Des médecins réclament le masque obligatoire dans les lieux publics fermés
Des médecins, des experts et des épidémiologistes appellent le gouvernement Legault à rendre le port du masque obligatoire dans les lieux publics fermés ou achalandés, ainsi que dans les espaces extérieurs où la distanciation physique est difficile à respecter. Objectif: éviter une deuxième vague «potentiellement mortelle», en attendant l’arrivée d’un vaccin.
«Si on veut réussir cet assouplissement graduel des mesures de confinement, on n’a pas le choix de mettre tout dans la balance. Advenant une deuxième vague, qui est peut-être inévitable, il faut s’assurer qu’elle soit le plus faible possible, pour pas qu’on recommence tout ça à zéro. Ce serait catastrophique», a martelé jeudi l’ancien député solidaire et microbiologiste de profession, Amir Khadir.
Une coalition formée
Une vingtaine de spécialistes au Québec, dont l’ex-présidente de Médecins Sans Frontières, Joanne Liu, et le chef de l’urgence de l’Institut de cardiologie de Montréal, Alain Vadeboncœur, se joignent au mouvement. Dans les dernières semaines, plusieurs élus municipaux ont réclamé le masque obligatoire dans le métro de Montréal. Mais l’administration Plante a préféré le «recommander fortement», tel qu’il est prescrit par la santé publique.
Sans obligation, l’usage du masque dans la population n’est pas assez significatif, selon M. Khadir, pour qui l’État devrait aussi imposer le port du masque dans les écoles, sauf au niveau primaire.
«Jusqu’à 40-50%, ce n’est pas efficace pour protéger l’ensemble de la population, tranche-t-il. On pourrait assurer une forme d’immunité collective seulement si 80% des gens le portaient. C’est ce que nous disent les modèles statistiques.»
«Le temps est mûr pour que ça devienne obligatoire. Tous les sondages le démontrent; les Québécois sont prêts et le porteraient. C’est pour avoir plus de liberté qu’on propose le port du masque.» -Amir Khadir, microbiologiste-infectiologue à l’Hôpital Pierre-Legardeur
«Encore beaucoup trop de souffrance»
La médecin-interniste à l’unité COVID-19 de l’Hôpital Notre-Dame, Marie-Michelle Bellon, abonde dans le même sens. «Bien qu’il y ait une diminution du nombre de patients hospitalisés, j’ai vu encore beaucoup trop de souffrance. J’ai aussi vu des personnes âgées qui dépérissent parce qu’elles ne peuvent pas recevoir la visite de leurs proches», relate-t-elle.
Mme Bellon dit constater, chaque jour, «la détresse du personnel soignant». Elle déplore la «pensée magique» observable depuis le déconfinement, alors que de plus en plus de citoyens délaissent les mesures sanitaires.

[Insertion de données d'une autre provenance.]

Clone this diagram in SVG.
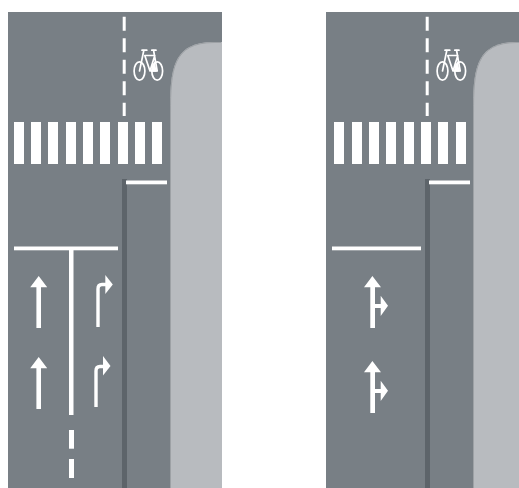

«Il faut que mes parents et les vôtres se sentent à l’aise quand ils font l’épicerie. Mais surtout, il faut que le personnel qui se dévoue, et qui met sa santé physique et mentale en danger, ait l’impression que tout est mis en œuvre pour prévenir la deuxième vague.» -Marie-Michelle Bellon, de l’Hôpital Notre-Dame
Pour l’épidémiologiste Nima Machouf, imposer le port du masque dans les lieux publics fermés serait aussi facile à réaliser. «C’est une mesure peu coûteuse, sans risques, et qui peut grandement réduire les chances de contamination lors de contacts contagieux.
«En attendant l’élaboration d’un vaccin, le masque est maintenant reconnu comme un outil essentiel pour retrouver le peu de normalité dans nos vies et renouer avec les gens et les activités qu’on aime», ajoute-t-elle.
La santé publique prudente
Aux yeux du directeur national de santé publique, Horacio Arruda, le port du masque obligatoire est un enjeu à considérer. «Il ne faut pas l’exclure. On va regarder la littérature. Ce sont des opinions d’experts, et on a du respect», dit-il.
Quant à une décision formelle, il faudra toutefois «attendre les différentes autorités canadiennes et québécoises, qui regardent le pour et le contre» d’une imposition du port du masque, ajoute le Dr Arruda.
«Je ne veux pas exclure que ça pourrait être le cas dans une deuxième vague, si on a suffisamment de données ou que les autorités vont dans ce sens-là.» -Le Dr Horacio Arruda
Même son de cloche pour la porte-parole au ministère de la Santé, Marie-Hélène Émond. «Avant de rendre obligatoire le port du couvre-visage et de prendre des mesures qui brimeraient potentiellement la liberté d’autrui, la Direction de la santé publique désire attendre les constats des différentes autorités internationales, canadiennes et québécoises qui se penchent actuellement sur cette question», explique-t-elle.